Whilst the Brits tried it as early as the 19th century, it was the Italians who made the most of it. “Historically it’s central to the idea of style in Italy,” notes Alessandro Sartori, the artistic director for Ermenegildo Zegna. “You see that in, say, the readiness to blend formal dressing with sportswear, in the play with textures – matt next to shiny. There’s always a way of dressing too Italian that slips into stereotype – that very polished look – but sprezzatura is much more organic.”
What Sprezzatura Means Today
Dress codes continue to break down; the lines between formal and casual dress are ever more blurred; we wear sneakers to work and a suit to go out. If ever there was less need for sprezzatura – a means of standing out without, you know, standing out – now might seem to be it. But, in fact, with the tendency to look ever more alike all the time, arguably there’s a greater need for a personal style to shine through in the details. Add with today’s greater accessibility of menswear – in terms of fashions, variety, pricing, ideas – it becomes a matter less of what you’re wearing as the way you wear it.
Marcello Mastrioanni, the actor, claimed, as he once said, “to hate fashion. Fashion and designer labels… It’s all so stupid for people to pay all these high prices just to have the designer’s name in a coat”; and yet he ordered 12 bespoke suits from Vittorio Zenobi, his tailor in Rome, every year. Capturing some essence of sprezzatura of cutting against the grain, he once noted that “the day when everyone is very, very elegant, I will start to go around dressed like a tramp.”
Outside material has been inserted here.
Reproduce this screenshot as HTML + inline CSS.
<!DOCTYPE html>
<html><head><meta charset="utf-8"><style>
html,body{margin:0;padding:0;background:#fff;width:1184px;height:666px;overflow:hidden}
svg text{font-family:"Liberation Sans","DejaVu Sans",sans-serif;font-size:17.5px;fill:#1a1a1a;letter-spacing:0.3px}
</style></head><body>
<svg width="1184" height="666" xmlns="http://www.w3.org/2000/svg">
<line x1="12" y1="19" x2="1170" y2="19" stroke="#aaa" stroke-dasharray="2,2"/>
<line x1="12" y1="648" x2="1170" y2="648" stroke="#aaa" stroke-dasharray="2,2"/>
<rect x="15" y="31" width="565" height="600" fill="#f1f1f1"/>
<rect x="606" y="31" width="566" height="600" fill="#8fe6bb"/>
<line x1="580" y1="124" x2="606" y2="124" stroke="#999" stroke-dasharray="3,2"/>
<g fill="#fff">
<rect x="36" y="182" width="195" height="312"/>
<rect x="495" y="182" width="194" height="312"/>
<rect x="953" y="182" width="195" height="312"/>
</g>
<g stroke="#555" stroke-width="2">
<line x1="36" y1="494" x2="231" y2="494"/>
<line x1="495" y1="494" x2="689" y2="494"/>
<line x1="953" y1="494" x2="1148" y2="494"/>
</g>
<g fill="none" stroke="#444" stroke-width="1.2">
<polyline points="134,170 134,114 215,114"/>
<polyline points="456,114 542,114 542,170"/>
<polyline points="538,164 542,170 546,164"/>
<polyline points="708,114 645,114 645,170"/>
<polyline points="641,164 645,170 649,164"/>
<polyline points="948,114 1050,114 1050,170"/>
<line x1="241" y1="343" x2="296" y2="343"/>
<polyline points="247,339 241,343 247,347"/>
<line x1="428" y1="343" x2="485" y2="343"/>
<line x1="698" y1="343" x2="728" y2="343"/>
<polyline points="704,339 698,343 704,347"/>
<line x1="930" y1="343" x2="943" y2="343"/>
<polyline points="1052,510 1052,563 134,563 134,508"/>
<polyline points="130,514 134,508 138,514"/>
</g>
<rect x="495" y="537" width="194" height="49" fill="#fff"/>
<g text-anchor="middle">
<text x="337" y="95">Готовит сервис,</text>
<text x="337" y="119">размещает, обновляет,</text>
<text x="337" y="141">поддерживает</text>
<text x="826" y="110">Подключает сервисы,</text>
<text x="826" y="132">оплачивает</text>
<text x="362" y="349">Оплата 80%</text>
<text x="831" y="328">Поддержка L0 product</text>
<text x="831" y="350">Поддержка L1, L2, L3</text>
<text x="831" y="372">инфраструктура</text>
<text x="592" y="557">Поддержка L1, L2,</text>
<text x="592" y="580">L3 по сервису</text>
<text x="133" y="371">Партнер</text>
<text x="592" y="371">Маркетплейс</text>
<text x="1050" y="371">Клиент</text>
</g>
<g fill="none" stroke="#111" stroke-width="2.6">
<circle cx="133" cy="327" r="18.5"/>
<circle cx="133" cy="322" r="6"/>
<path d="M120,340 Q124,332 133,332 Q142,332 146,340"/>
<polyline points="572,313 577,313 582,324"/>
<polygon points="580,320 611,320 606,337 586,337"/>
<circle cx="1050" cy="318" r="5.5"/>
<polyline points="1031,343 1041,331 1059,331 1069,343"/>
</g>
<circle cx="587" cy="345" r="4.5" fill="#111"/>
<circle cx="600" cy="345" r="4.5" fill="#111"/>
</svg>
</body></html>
Fellow Italian Gianni Agnelli, of the family behind the Fiat car-making dynasty, similarly embodied sprezzatura for the 20th century. He would wear his button-down collar unbuttoned; he wore his watch over his shirt cuff; he always wore his tie just a little off-centre and a little undone; he’d wear his double-breasted suits undone (a sartorial faux pas); he’d leave a couple of his suit’s cuff buttons undone; he’d sometimes wear slippers or hiking boots with his tailoring, creased though it was, albeit perfectly creased. He broke the usual sartorial expectations and didn’t worry about it.
Street Style, Pitti Uomo 92
Certainly, listed like that, the quirks of sprezzatura dressing may seem somewhat contrived, as though the individual in question was trying to be willfully different. And there is an element of truth to that. “But give an Italian man the same clothes to wear as one from Germany or the UK, for example, and he will still find a touch of difference,” reckons Naples shoemaker Paolo Scafora. “It’s why you can go anywhere in the world and spot an Italian man a long way off. He is expressing his self-respect and his respect for others.”
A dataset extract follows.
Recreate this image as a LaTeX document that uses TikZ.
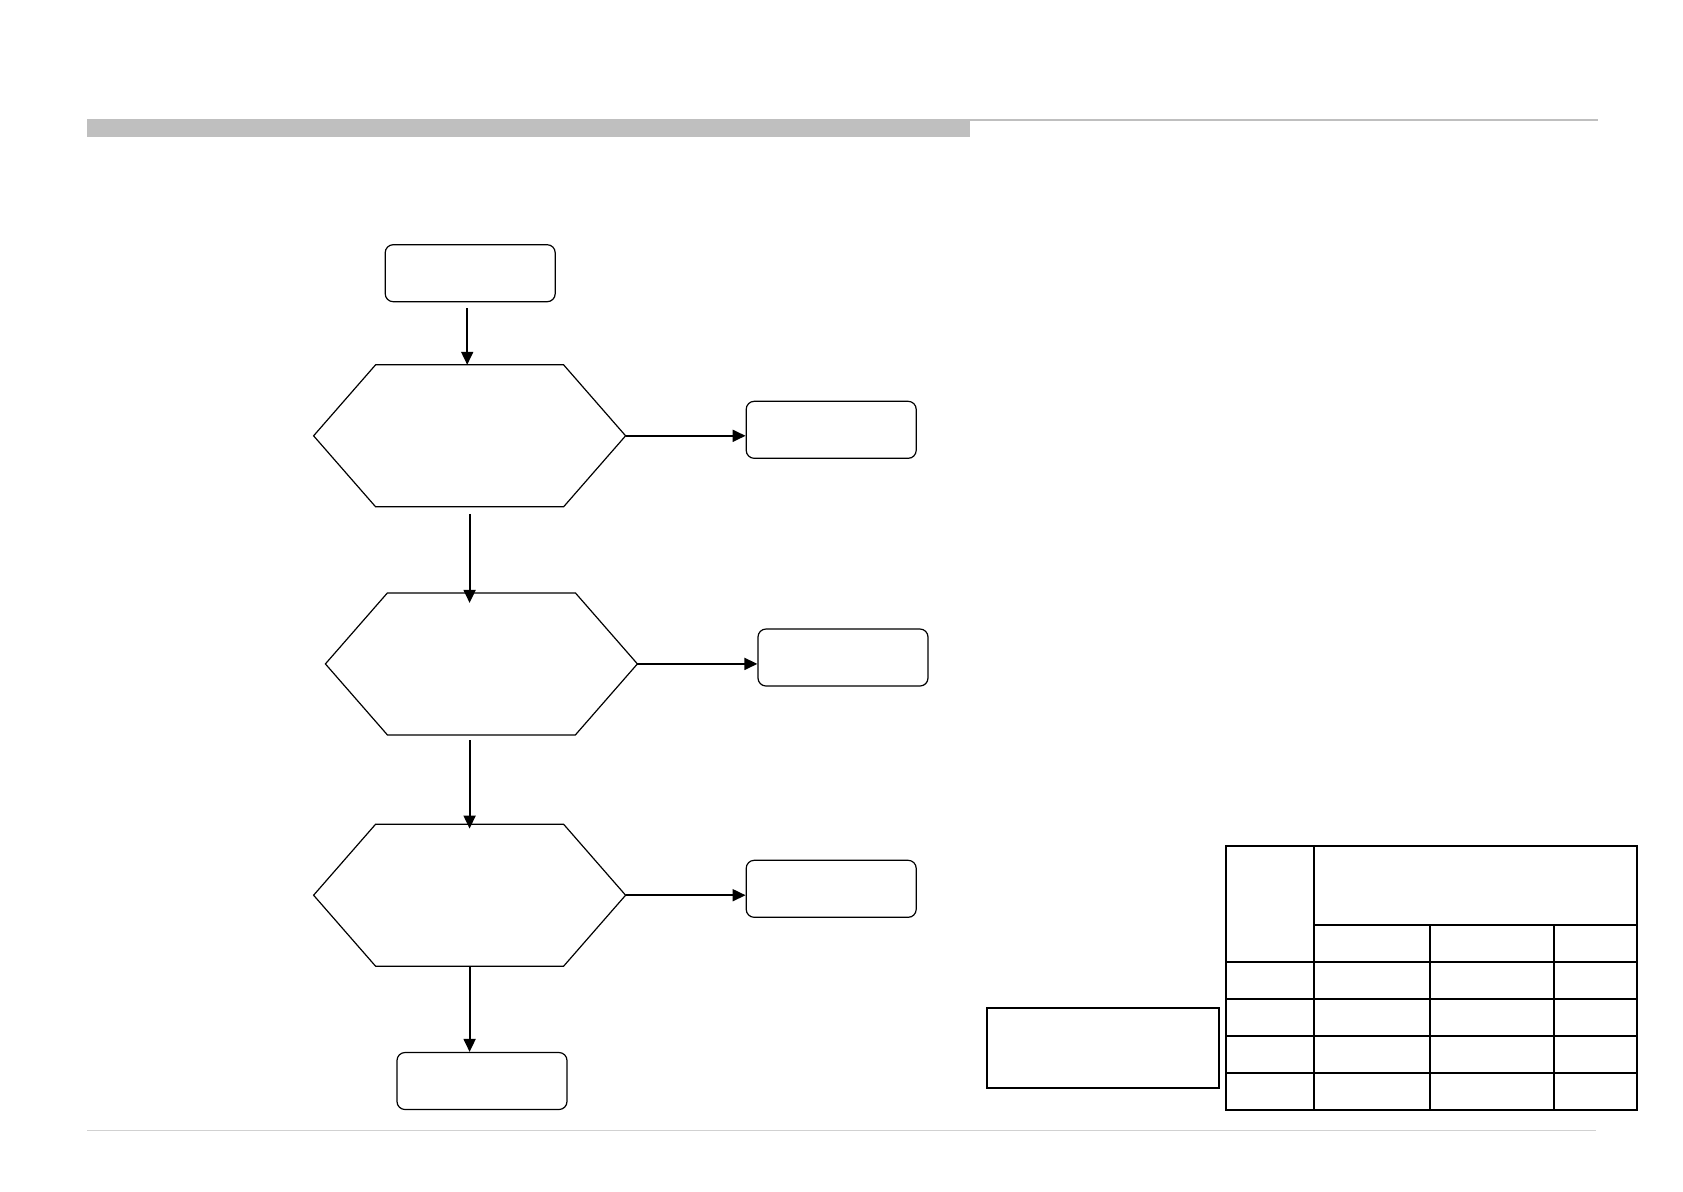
\documentclass[tikz,border=0pt]{standalone}
\usepackage{tikz}
\usetikzlibrary{arrows.meta,positioning,calc}
\tikzset{
  flow/.style={draw,line width=0.6pt,inner sep=0pt},
  termbox/.style={flow,rounded corners=4pt,minimum width=85pt,minimum height=28.5pt},
  check/.style={inner sep=0pt,outer sep=0pt,minimum width=156pt,minimum height=71pt},
  hexline/.style={line width=0.6pt,line join=miter},
  notebox/.style={draw,line width=1pt,inner sep=0pt,minimum width=116pt,minimum height=39.8pt},
  arrow/.style={-{Triangle[length=6.5pt,width=6pt]},line width=0.9pt},
  grid/.style={line width=1pt}
}

\begin{document}
\begin{tikzpicture}[x=0.5pt,y=-0.5pt]
\useasboundingbox (0,0) rectangle (1683,1191);
% header and footer rules
\fill[black!25] (87,119) rectangle (970,137.4);
\draw[black!25,line width=1pt] (87,119.5) -- (1598,119.5);
\draw[black!18,line width=0.6pt] (87,1130.3) -- (1596,1130.3);
% flow chart
\node[termbox] (start) at (470.2,273.2) {};
\node[check] (chk1) at (469.6,435.8) {};
\node[check] (chk2) at (481.4,663.9) {};
\node[check] (chk3) at (469.6,895.2) {};
\node[termbox] (done) at (482,1081) {};
\foreach \h in {chk1,chk2,chk3}
  \draw[hexline] ([xshift=31pt]\h.north west) -- ([xshift=-31pt]\h.north east) -- (\h.east)
    -- ([xshift=-31pt]\h.south east) -- ([xshift=31pt]\h.south west) -- (\h.west) -- cycle;
\node[termbox,right=60pt of chk1,yshift=3pt] (out1) {};
\node[termbox,right=60pt of chk2,yshift=3.2pt] (out2) {};
\node[termbox,right=60pt of chk3,yshift=3.2pt] (out3) {};
\foreach \i in {1,2,3} \draw[arrow] (chk\i.east) -- (chk\i.east -| out\i.west);
\draw[arrow,shorten <=3pt] ([xshift=-1.5pt]start.south) -- ([xshift=-1.5pt]start.south |- chk1.north);
\draw[arrow,shorten <=3.5pt] (chk1.south) -- ($(chk1.south |- chk2.north)+(0,-5pt)$);
\draw[arrow,shorten <=2.7pt] (chk3.north |- chk2.south) -- ($(chk3.north)+(0,-2.2pt)$);
\draw[arrow] (chk3.south) -- (chk3.south |- done.north);
% table
\node[notebox] (note) at (1103.3,1047.9) {};
\draw[grid] (1225.7,845.7) rectangle (1637,1110);
\draw[grid] (1313.7,845.7) -- (1313.7,1110);
\foreach \x in {1430,1554} \draw[grid] (\x,925) -- (\x,1110);
\draw[grid] (1313.7,925) -- (1637,925);
\foreach \y in {962,999,1036,1073} \draw[grid] (1225.7,\y) -- (1637,\y);
\end{tikzpicture}
\end{document}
Express Yourself, Sprezzatura-Style
Lapo Elkann in Milan
Sprezzatura is a look or an attitude you have to embrace; it can’t be done just a bit, without conviction, because then the effect is to look unfinished, or scruffitura, as the Italians never called it. The overall look is a bit ‘just got out of bed’ – albeit a bed in a five star hotel in the Amalfi Coast with nothing to do but soak up the admiring glances.
Rough And Ready
Street Style, Pitti Uomo
Think semi-formal – unstructured jackets, textured fabrics, knitted rather than silk ties – and the almost distressed. Foxing – the wear around a shirt collar – the scuff of a shoe, the patina on a belt, can all add to sprezzatura’s key lack of stiffness.
Let It All Hang Out
Street Style, Pitti Uomo 94
If it can be undone, consider undoing it – except your shoelaces and trouser fly. But a top shirt button (with tie), and a shirt or suit cuff, are all fair game. Leave tailored jackets open. And avoid ironing – at least nothing more than a light press.